THE see-saw has tipped again in the Palestinian-Israeli conflict. In this daunting and relentless battle where there can be no victor, it seemed a few weeks ago that the Palestinians had scored a victory. The expellees banished to South Lebanon's raw, winter hills had received wide international sympathy and firm United Nations support.
Israel's illegal and hasty purge of the men it claimed were dangerous Islamic fundamentalists of the Hamas organization, had once more galvanized together the people of the Arab world, from Africa's Magreb to Saudi Arabia. Israel, meanwhile had been less able to convince the world the expellees were a dangerous religious force.

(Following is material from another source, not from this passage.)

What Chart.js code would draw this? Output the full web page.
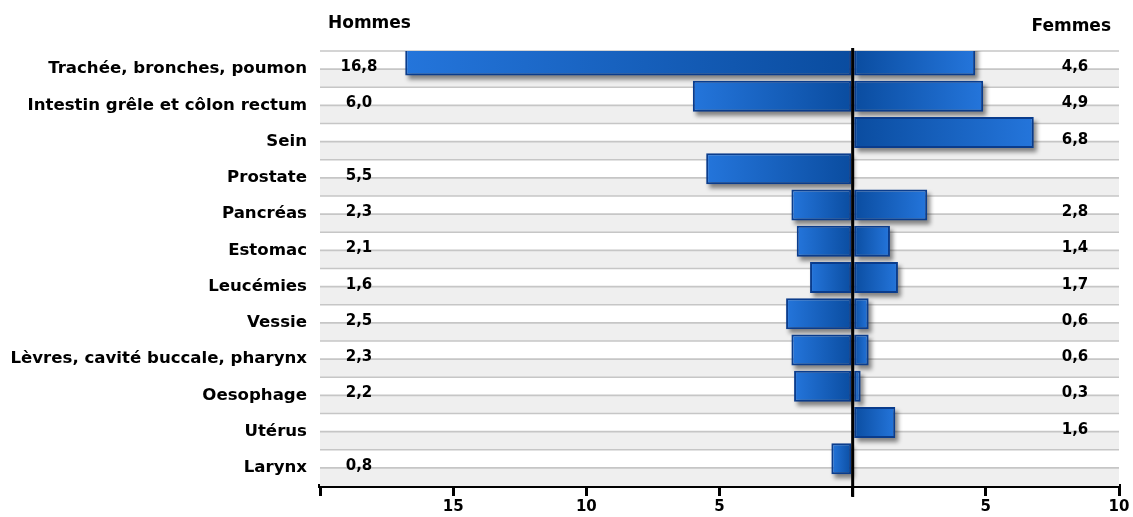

Just when it seemed that Israel might soon have to recant and return these 415 men to their land and families, all prospect of this outcome vanished. Instead of a heartening announcement from the State Department of breakthroughs, what we heard was a shattering explosion at the World Trade Center in the heart of New York's financial district. Quickly, everyone's mind became focused on the alleged involvement of militant Muslims in what is described as the worst terrorist act on United States soil.
Warren Christopher, the new US secretary of state and successor to James Baker III who had committed the US to finding a Middle East peace formula, barely had time to brief the president after his Middle East tour. Headlines were boldly announcing the threat to America of Islam. Fear of Islam rages from TV screens across the land. And we learn the primary and still only suspect is a young Arab of Palestinian origin.
Next, within days of the FBI's confirmation that Arab Muslims were the likely terrorists in the World Trade Center bombing, we hear affirmations from Israeli leaders. Their suspicions of the Hamas members were now justified they say. Surely Americans now comprehend Israel's feelings. The public mood toward the 415 expelled Muslims changed.
Media alarm over Islam, which it links to the suspected bombing agent, Mohemmed Salameh, is so strong that the anticipated Middle East peace talks may again be derailed. Today, therefore, the Israelis have the advantage in this never ending see-saw. This week, they may feel it is their victory. Their military occupation resumes unnoticed in the world, and their illegal detention of two Americans of Palestinian origin, holds.
Recently, we had yet another episode involving Israelis and Palestinians killing each other in the streets. Jewish settlers in the occupied territories, already armed, are pressing for wider rights to shoot Palestinians they decide are threatening. Only one thing can result: further deterioration of Arab-Israeli relations, and possibly massacres of unprecedented proportions. If negotiations fail to restart soon - forget about concrete results; we have to see the parties talking again - pessimists and ext remists will be proven right. Groups like the Popular Front for the Liberation of Palestine and religious-based organizations like Hamas will win more supporters. In the Israeli camp, the militant Likud Party members who say they will never give an inch, will also be fortified.
Israel is about to receive the first check from Washington in its $10 billion loan guarantee. This reopens the gates for immigrants from Russia and helps finance the expansion of Israeli settlements in the West Bank and Gaza. It may also make the Israeli economy less dependent on Palestinian cheap labor.
One result of all of this will be to further weaken Palestinian communities, economically and morally. At the same time, say Palestinians, their past sacrifices have been too great to abandon the struggle. Their "land is more treasured now than five years before," they assert. They are unlikely to be placated with anything else but ultimate statehood. On its side, Israel cannot put every Palestinian in prison, although refugee camps, housing hundreds of thousands, are today virtual prisons. Nor can Israe l go on militarizing its society and paying the enormous moral and economic costs of occupation.
Where are the voices urging peace? Jewish peace groups here and in Israel emerged with the outburst of the intifada in 1985. They joined voices calling for a two-state treaty with Palestinians. Over the years these have weakened, leaving all initiative with politicians. This puts greater pressure on Washington. The US and possibly the UN bear the responsibility of ensuring that peace talks resume, and progress. First, flexibility from Israel's side is called for. This may win for the Palestinian conegoti ators important credibility among the beseiged and occupied population. With that, support for those advocating an abstract or militant religious ideological strategy can be reduced.
Finally, we must think of the other Arab states involved in peace negotiations: Lebanon, Syria, and Jordan. Each has a lot to gain from a peace treaty but they too are stalled.
It is clear now that none will buy any bilateral treaty with Israel. As each has indicated, their peace is locked into a comprehensive just settlement that includes the Palestinians. Thus obstacles between Palestinians and Israelis delay peace with other Arab neighbors. They cannot be expected to maintain a status quo, meanwhile.
Lebanon's resistance movement against Israel in the occupied south is growing, further complicating negotiations over the south; Beirut's strength as an independent negotiator is partly dependent on regional stability. Jordan's too. And Syria, which seemed so ready to talk with Israel a year ago, may change its mind.
An entire host of regional factors are at play - Islamic nationalism, new leaders, economic developments. Leaders who allow the bombing in New York and rumors about Muslim dangers in the US to deter them, may later find themselves with new and real dangers in their path.